■ Dataset content
----
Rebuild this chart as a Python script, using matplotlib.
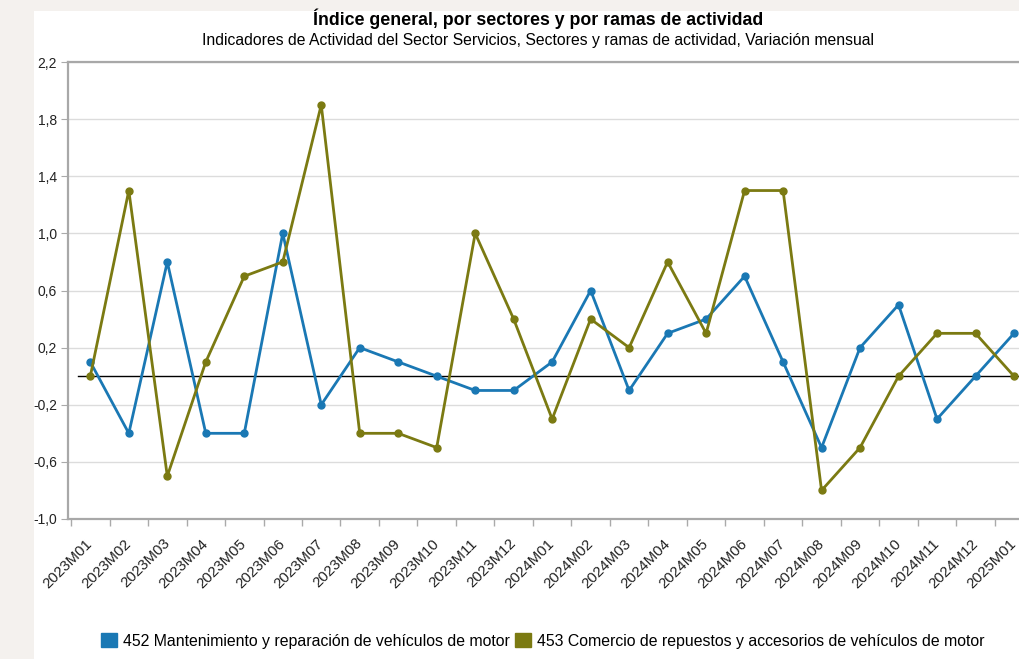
import matplotlib
matplotlib.use("Agg")
import matplotlib.pyplot as plt
from matplotlib.patches import Rectangle, Patch
from matplotlib.ticker import FuncFormatter

plt.rcParams["font.family"] = ["Liberation Sans", "DejaVu Sans"]

months = ["2023M01", "2023M02", "2023M03", "2023M04", "2023M05", "2023M06",
          "2023M07", "2023M08", "2023M09", "2023M10", "2023M11", "2023M12",
          "2024M01", "2024M02", "2024M03", "2024M04", "2024M05", "2024M06",
          "2024M07", "2024M08", "2024M09", "2024M10", "2024M11", "2024M12",
          "2025M01"]
s452 = [0.1, -0.4, 0.8, -0.4, -0.4, 1.0, -0.2, 0.2, 0.1, 0.0, -0.1, -0.1,
        0.1, 0.6, -0.1, 0.3, 0.4, 0.7, 0.1, -0.5, 0.2, 0.5, -0.3, 0.0, 0.3]
s453 = [0.0, 1.3, -0.7, 0.1, 0.7, 0.8, 1.9, -0.4, -0.4, -0.5, 1.0, 0.4,
        -0.3, 0.4, 0.2, 0.8, 0.3, 1.3, 1.3, -0.8, -0.5, 0.0, 0.3, 0.3, 0.0]
name452 = "452 Mantenimiento y reparación de vehículos de motor"
name453 = "453 Comercio de repuestos y accesorios de vehículos de motor"
yticks = [-1.0, -0.6, -0.2, 0.2, 0.6, 1.0, 1.4, 1.8, 2.2]

BLUE = "#1a78b4"
OLIVE = "#7b7a12"

fig = plt.figure(figsize=(10.19, 6.59), dpi=100, facecolor="#f4f1ee")
# white panel behind everything
fig.patches.append(Rectangle((34 / 1019, 0), 1, 1 - 11 / 659, transform=fig.transFigure,
                             fc="white", ec="none", zorder=-10))

ax = fig.add_axes([68 / 1019, 1 - 519 / 659, 1 - 68 / 1019, (519 - 62) / 659])
ax.set_facecolor("white")
x = list(range(len(months)))

ax.plot(x, s452, color=BLUE, lw=2.0, marker="o", ms=5, zorder=3, clip_on=False)
ax.plot(x, s453, color=OLIVE, lw=2.0, marker="o", ms=5, zorder=3, clip_on=False)
ax.axhline(0, color="black", lw=1, xmin=0.01, zorder=2)

ax.set_yticks(yticks)
ax.yaxis.set_major_formatter(FuncFormatter(lambda v, p: f"{v:.1f}".replace(".", ",")))
ax.grid(axis="y", color="#dcdcdc", lw=1)
ax.set_axisbelow(True)

# ticks sit between the months, labels under each month
ax.set_xticks([i - 0.5 for i in range(len(months) + 1)])
ax.set_xticklabels([])
ax.set_xticks(x, minor=True)
ax.set_xticklabels(months, minor=True, rotation=45, ha="right", va="center",
                   rotation_mode="anchor", fontsize=10.8, color="#222222")
ax.tick_params(axis="x", which="minor", length=0, pad=16)
ax.tick_params(axis="x", which="major", length=5, color="#aaaaaa", width=1)
ax.tick_params(axis="y", length=5, color="#aaaaaa", labelsize=10, labelcolor="#222222", pad=3)

# limits after ticks, the chart is cut at the right edge
ax.set_xlim(-0.58, 24.13)
ax.set_ylim(-1.0, 2.2)

ax.spines["right"].set_visible(False)
for side in ["left", "bottom", "top"]:
    ax.spines[side].set_color("#a8a8a8")
    ax.spines[side].set_linewidth(1.6)

fig.text(538 / 1019, 1 - 19 / 659, "Índice general, por sectores y por ramas de actividad",
         ha="center", va="center", fontsize=12.8, fontweight="bold")
fig.text(538 / 1019, 1 - 41 / 659,
         "Indicadores de Actividad del Sector Servicios, Sectores y ramas de actividad, Variación mensual",
         ha="center", va="center", fontsize=11.3)

handles = [Patch(fc=BLUE, ec=BLUE), Patch(fc=OLIVE, ec=OLIVE)]
fig.legend(handles, [name452, name453], loc="center", bbox_to_anchor=(543 / 1019, 1 - 641 / 659),
           ncol=2, frameon=False, fontsize=11.4, handlelength=1.0, handleheight=1.0,
           handletextpad=0.4, columnspacing=0.3)

fig.savefig("out.png", dpi=100, facecolor=fig.get_facecolor())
----
■ Task instructions
Using the data above, write out every line exactly, leaving the images behind.

■ Solution for this problem
Rebuild this chart as a Python script, using matplotlib.
import matplotlib
matplotlib.use("Agg")
import matplotlib.pyplot as plt
from matplotlib.patches import Rectangle, Patch
from matplotlib.ticker import FuncFormatter

plt.rcParams["font.family"] = ["Liberation Sans", "DejaVu Sans"]

months = ["2023M01", "2023M02", "2023M03", "2023M04", "2023M05", "2023M06",
          "2023M07", "2023M08", "2023M09", "2023M10", "2023M11", "2023M12",
          "2024M01", "2024M02", "2024M03", "2024M04", "2024M05", "2024M06",
          "2024M07", "2024M08", "2024M09", "2024M10", "2024M11", "2024M12",
          "2025M01"]
s452 = [0.1, -0.4, 0.8, -0.4, -0.4, 1.0, -0.2, 0.2, 0.1, 0.0, -0.1, -0.1,
        0.1, 0.6, -0.1, 0.3, 0.4, 0.7, 0.1, -0.5, 0.2, 0.5, -0.3, 0.0, 0.3]
s453 = [0.0, 1.3, -0.7, 0.1, 0.7, 0.8, 1.9, -0.4, -0.4, -0.5, 1.0, 0.4,
        -0.3, 0.4, 0.2, 0.8, 0.3, 1.3, 1.3, -0.8, -0.5, 0.0, 0.3, 0.3, 0.0]
name452 = "452 Mantenimiento y reparación de vehículos de motor"
name453 = "453 Comercio de repuestos y accesorios de vehículos de motor"
yticks = [-1.0, -0.6, -0.2, 0.2, 0.6, 1.0, 1.4, 1.8, 2.2]

BLUE = "#1a78b4"
OLIVE = "#7b7a12"

fig = plt.figure(figsize=(10.19, 6.59), dpi=100, facecolor="#f4f1ee")
# white panel behind everything
fig.patches.append(Rectangle((34 / 1019, 0), 1, 1 - 11 / 659, transform=fig.transFigure,
                             fc="white", ec="none", zorder=-10))

ax = fig.add_axes([68 / 1019, 1 - 519 / 659, 1 - 68 / 1019, (519 - 62) / 659])
ax.set_facecolor("white")
x = list(range(len(months)))

ax.plot(x, s452, color=BLUE, lw=2.0, marker="o", ms=5, zorder=3, clip_on=False)
ax.plot(x, s453, color=OLIVE, lw=2.0, marker="o", ms=5, zorder=3, clip_on=False)
ax.axhline(0, color="black", lw=1, xmin=0.01, zorder=2)

ax.set_yticks(yticks)
ax.yaxis.set_major_formatter(FuncFormatter(lambda v, p: f"{v:.1f}".replace(".", ",")))
ax.grid(axis="y", color="#dcdcdc", lw=1)
ax.set_axisbelow(True)

# ticks sit between the months, labels under each month
ax.set_xticks([i - 0.5 for i in range(len(months) + 1)])
ax.set_xticklabels([])
ax.set_xticks(x, minor=True)
ax.set_xticklabels(months, minor=True, rotation=45, ha="right", va="center",
                   rotation_mode="anchor", fontsize=10.8, color="#222222")
ax.tick_params(axis="x", which="minor", length=0, pad=16)
ax.tick_params(axis="x", which="major", length=5, color="#aaaaaa", width=1)
ax.tick_params(axis="y", length=5, color="#aaaaaa", labelsize=10, labelcolor="#222222", pad=3)

# limits after ticks, the chart is cut at the right edge
ax.set_xlim(-0.58, 24.13)
ax.set_ylim(-1.0, 2.2)

ax.spines["right"].set_visible(False)
for side in ["left", "bottom", "top"]:
    ax.spines[side].set_color("#a8a8a8")
    ax.spines[side].set_linewidth(1.6)

fig.text(538 / 1019, 1 - 19 / 659, "Índice general, por sectores y por ramas de actividad",
         ha="center", va="center", fontsize=12.8, fontweight="bold")
fig.text(538 / 1019, 1 - 41 / 659,
         "Indicadores de Actividad del Sector Servicios, Sectores y ramas de actividad, Variación mensual",
         ha="center", va="center", fontsize=11.3)

handles = [Patch(fc=BLUE, ec=BLUE), Patch(fc=OLIVE, ec=OLIVE)]
fig.legend(handles, [name452, name453], loc="center", bbox_to_anchor=(543 / 1019, 1 - 641 / 659),
           ncol=2, frameon=False, fontsize=11.4, handlelength=1.0, handleheight=1.0,
           handletextpad=0.4, columnspacing=0.3)

fig.savefig("out.png", dpi=100, facecolor=fig.get_facecolor())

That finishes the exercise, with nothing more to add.